Por Gustavo Nogy
O Brasil é o país do humanismo vagabundo e da coleta seletiva de
vítimas. Que os leitores me perdoem a obsessão. Uma mulher - ela tem nome: Cinthya Magaly Moutinho de Souza - é incendiada, e se
apressam os sociólogos para encontrar não sei quais razões que possam
justificar e, no limite, defender o incendiário. Protegê-lo de nós. Um estudante - ele tem
nome: Victor
Hugo Deppman - é executado, e o especialista em Direito Penal, sob o abrigo dos
códigos e de alguma promíscua hermenêutica, acha por bem vir a público ensinar
a nós outros as virtudes civilizatórias da inimputabilidade.
Mas essas são as vítimas que não interessam aos militantes, aos
pacifistas, aos artistas beijoqueiros e aos - como é mesmo? - operadores do direito. Falta-lhes o glamour. Entram nas
estatísticas e ali ficam. Ali somem. Como se tomar parte silenciosa no
percentual de assassinatos/ano lhes fosse o mais digno epitáfio. Mas há vítimas
e vítimas.
Matemático: onze mandados de prisão
por tráfico e homicídio. Ignoro-lhe, de propósito, o nome. Assim quis ser
conhecido o traficante morto em uma perseguição da Polícia Civil do Rio de
Janeiro. Há um ano. Domingo, 5, o programa Fantástico,
da Rede Globo, exibe imagens e denuncia - depois da protocolar consulta aos
especialistas - a impropriedade da ação policial. Mais do que isso: a
desproporção entre a força estatal e o indefeso e encurralado personagem. Ele é
a vítima que importa.
Tão logo exibida a reportagem, a Comissão de Direitos Humanos da
Assembleia Legislativa do Rio de Janeiro, presidida por Marcelo Freixo, tratou
de abrir os trabalhos: "Os recursos da Polícia Civil, os recursos da
secretaria de segurança, os investimentos em tecnologia não podem estar a
serviço desse tipo de ação". José Mariano Beltrame,
secretário de segurança e inventor daquele sistema que consiste em deslocar os
traficantes de um morro para que pacificamente possam retomar a lida em outro
morro, considera que o setor especializado tem de dar uma resposta à sociedade. O
jornalista insiste, mais do que pergunta: "Não foi mesmo execução?".

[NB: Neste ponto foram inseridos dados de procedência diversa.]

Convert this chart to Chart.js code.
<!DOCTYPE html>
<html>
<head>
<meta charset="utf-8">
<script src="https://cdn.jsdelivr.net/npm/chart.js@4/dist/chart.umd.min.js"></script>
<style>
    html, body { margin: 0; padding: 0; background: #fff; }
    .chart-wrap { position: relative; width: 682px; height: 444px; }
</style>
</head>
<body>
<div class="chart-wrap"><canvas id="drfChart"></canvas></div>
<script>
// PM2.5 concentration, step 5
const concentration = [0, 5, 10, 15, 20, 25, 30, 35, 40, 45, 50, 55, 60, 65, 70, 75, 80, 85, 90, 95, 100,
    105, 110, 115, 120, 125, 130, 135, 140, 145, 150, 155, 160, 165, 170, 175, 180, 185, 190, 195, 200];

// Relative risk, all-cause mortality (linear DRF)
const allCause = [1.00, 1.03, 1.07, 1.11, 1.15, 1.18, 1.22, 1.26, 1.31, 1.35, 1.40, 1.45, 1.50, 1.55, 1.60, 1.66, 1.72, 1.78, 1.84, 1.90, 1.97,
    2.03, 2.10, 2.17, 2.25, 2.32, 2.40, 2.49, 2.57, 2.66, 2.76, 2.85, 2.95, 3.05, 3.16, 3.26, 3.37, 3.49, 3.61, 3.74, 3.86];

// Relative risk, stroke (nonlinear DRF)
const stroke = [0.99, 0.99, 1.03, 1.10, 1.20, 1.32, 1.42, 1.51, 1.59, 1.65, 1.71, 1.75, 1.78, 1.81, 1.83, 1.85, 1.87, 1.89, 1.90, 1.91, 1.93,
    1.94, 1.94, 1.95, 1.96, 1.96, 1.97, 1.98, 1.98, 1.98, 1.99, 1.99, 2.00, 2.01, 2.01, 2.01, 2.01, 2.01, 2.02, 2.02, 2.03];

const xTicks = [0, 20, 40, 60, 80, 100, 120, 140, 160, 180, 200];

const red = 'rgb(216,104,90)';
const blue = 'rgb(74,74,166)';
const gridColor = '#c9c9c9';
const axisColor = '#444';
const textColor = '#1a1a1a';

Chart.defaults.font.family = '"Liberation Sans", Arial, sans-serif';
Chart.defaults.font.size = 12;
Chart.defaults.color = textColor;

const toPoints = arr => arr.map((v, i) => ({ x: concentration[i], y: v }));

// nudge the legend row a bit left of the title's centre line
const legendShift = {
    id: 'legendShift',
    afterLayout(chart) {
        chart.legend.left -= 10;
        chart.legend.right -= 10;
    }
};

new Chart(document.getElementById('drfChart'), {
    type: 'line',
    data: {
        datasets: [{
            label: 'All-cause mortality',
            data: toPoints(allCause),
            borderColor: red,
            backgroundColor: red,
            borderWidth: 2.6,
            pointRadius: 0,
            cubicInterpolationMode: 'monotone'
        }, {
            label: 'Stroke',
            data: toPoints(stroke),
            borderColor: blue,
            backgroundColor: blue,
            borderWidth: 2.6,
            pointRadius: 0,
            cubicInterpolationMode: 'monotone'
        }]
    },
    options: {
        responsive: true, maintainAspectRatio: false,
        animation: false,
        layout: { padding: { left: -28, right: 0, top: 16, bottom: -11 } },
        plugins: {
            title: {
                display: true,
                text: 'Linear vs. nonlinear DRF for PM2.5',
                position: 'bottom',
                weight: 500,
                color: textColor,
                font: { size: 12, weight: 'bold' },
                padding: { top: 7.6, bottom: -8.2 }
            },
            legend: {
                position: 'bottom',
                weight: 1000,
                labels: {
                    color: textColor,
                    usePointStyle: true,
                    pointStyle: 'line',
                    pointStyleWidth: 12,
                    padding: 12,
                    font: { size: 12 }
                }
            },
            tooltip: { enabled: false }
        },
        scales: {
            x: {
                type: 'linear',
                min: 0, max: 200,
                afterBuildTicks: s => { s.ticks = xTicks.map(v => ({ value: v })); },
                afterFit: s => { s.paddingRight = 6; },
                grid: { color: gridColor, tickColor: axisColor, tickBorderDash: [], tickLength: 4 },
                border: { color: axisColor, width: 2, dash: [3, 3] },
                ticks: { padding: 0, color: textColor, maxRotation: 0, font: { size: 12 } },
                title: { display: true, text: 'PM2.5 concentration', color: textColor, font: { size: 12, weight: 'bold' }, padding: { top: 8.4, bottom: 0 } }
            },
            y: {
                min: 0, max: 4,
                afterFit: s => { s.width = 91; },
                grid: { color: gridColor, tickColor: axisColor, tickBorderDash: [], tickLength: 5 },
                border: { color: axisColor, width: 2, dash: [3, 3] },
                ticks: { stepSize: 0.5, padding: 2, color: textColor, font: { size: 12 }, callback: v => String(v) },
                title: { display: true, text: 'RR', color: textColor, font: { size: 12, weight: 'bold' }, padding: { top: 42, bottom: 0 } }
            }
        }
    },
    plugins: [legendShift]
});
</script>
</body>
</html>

Na segunda-feira, 6, a Polícia Civil toma a decisão de
afastar de suas funções o piloto do helicóptero usado na operação. O caso havia
sido arquivado, "mas ganhou novos rumos depois da exibição, no último
domingo (5), pelo Fantástico,da caçada da polícia ao traficante, como mostrou
o RJTV".
A inversão de
valores - mais do que isso: a escolha deliberada de valores específicos e a
simpatia por determinados protagonistas - é flagrante e a mim estarrece. Não
pretendo, é evidente, ignorar que investigações precisam ser feitas; tampouco
me entusiasmo pela atuação estatal e pela ideologia do estado forte, detentor
do monopólio da força. É o que temos pra hoje, admito.
O que
impressiona é que há toda uma cosmovisão subjacente e nada parece ser gratuito.

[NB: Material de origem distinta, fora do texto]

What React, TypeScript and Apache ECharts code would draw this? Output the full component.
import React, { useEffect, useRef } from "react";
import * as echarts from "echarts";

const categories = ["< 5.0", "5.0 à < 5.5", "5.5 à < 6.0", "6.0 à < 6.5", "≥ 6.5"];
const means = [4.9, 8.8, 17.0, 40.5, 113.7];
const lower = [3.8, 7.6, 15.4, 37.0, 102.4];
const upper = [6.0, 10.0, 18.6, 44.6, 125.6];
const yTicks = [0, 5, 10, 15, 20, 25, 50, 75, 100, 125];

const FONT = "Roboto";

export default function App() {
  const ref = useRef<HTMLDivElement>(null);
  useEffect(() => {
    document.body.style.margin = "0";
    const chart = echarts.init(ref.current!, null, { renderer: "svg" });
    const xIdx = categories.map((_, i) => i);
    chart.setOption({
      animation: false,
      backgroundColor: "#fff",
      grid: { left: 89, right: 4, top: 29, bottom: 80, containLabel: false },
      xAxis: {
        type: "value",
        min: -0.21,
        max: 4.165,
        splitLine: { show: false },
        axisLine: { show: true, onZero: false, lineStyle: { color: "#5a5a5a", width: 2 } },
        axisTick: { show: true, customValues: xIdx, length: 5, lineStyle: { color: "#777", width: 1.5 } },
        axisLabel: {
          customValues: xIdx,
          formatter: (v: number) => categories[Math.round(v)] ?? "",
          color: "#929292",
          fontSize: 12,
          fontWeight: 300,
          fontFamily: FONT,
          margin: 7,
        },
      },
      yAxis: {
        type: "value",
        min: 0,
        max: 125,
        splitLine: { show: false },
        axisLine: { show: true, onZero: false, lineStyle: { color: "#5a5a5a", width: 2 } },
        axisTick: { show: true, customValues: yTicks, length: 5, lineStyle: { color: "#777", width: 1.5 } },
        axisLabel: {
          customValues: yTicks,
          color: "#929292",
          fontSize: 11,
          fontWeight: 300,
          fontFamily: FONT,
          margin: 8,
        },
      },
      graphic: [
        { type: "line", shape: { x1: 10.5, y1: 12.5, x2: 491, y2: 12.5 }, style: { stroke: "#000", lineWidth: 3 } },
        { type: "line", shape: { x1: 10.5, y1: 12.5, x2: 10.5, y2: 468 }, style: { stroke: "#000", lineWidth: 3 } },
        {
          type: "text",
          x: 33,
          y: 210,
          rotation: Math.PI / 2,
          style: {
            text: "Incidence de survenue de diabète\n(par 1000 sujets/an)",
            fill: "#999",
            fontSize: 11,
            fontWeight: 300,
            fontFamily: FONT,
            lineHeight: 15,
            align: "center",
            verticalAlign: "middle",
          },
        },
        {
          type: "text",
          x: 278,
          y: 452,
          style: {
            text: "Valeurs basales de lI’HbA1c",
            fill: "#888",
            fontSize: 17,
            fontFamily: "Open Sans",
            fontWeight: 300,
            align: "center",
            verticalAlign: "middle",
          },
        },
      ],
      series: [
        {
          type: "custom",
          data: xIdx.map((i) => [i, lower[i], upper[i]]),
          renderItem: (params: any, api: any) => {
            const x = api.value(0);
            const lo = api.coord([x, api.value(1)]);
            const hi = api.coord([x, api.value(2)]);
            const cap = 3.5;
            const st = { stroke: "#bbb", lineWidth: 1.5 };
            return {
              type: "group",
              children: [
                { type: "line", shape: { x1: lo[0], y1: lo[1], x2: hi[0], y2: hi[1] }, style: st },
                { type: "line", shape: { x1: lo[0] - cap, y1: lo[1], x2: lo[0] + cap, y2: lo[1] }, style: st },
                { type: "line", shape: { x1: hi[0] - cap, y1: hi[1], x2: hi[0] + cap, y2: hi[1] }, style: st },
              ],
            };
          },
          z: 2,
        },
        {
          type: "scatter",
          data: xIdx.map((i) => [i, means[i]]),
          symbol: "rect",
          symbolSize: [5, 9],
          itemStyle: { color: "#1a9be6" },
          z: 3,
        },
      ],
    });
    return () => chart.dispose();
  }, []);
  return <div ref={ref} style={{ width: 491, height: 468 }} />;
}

Dentro daquela estrutura narrativa - marxismo vulgar, rousseaunismo rastaquera e algumas boas doses de
tergiversações acerca da biopolítica -, as vítimas queimadas ou executadas
barbaramente não são exatamente vítimas: são apenas dentes de uma engrenagem
muito mais complexa, que as ultrapassa e absorve. Elas estavam ali, na hora e
lugar errados. Os perpetradores de barbaridades são, por sua vez, o epifenômeno
do que o pensamento crítico costuma chamar de "sistema". Como se traficantes e
assassinos fossem apenas força bruta, força da natureza; amorais e, ipso facto, inocentes.
Se a sociedade
clama por penas mais severas e urgentes para os bandidos, os arautos do
humanismo de ocasião respondem com os direitos, com as salvaguardas, com os
estatutos, com as estatísticas. Se, no entanto, a vítima é o anti-herói; se a
vítima é o homicida; se a vítima é o traficante morto no legítimo exercício de
suas atividades, digamos, extracurriculares, daí sim algo há de ser feito.
Na prática, o
meliante, quando mata, é vítima de um tal sistema que o teria produzido; quando
morre, é vítima do mesmo sistema que o teria produzido. De um jeito ou de outro
ele nunca perde. E nós outros? Ficamos com o choro dos parentes, com a solidão
dos próximos, com a morte anônima e carente de qualquer significado, de
qualquer metáfora, de qualquer discurso. Que os mortos velem seus mortos. É o
que resta?
Um comentário:
Mais uma classe protegida pelo sistema. Hoje, nós que não pertencemos a qualquer uma dessas "minorias", só rezando prá sobrevivermos.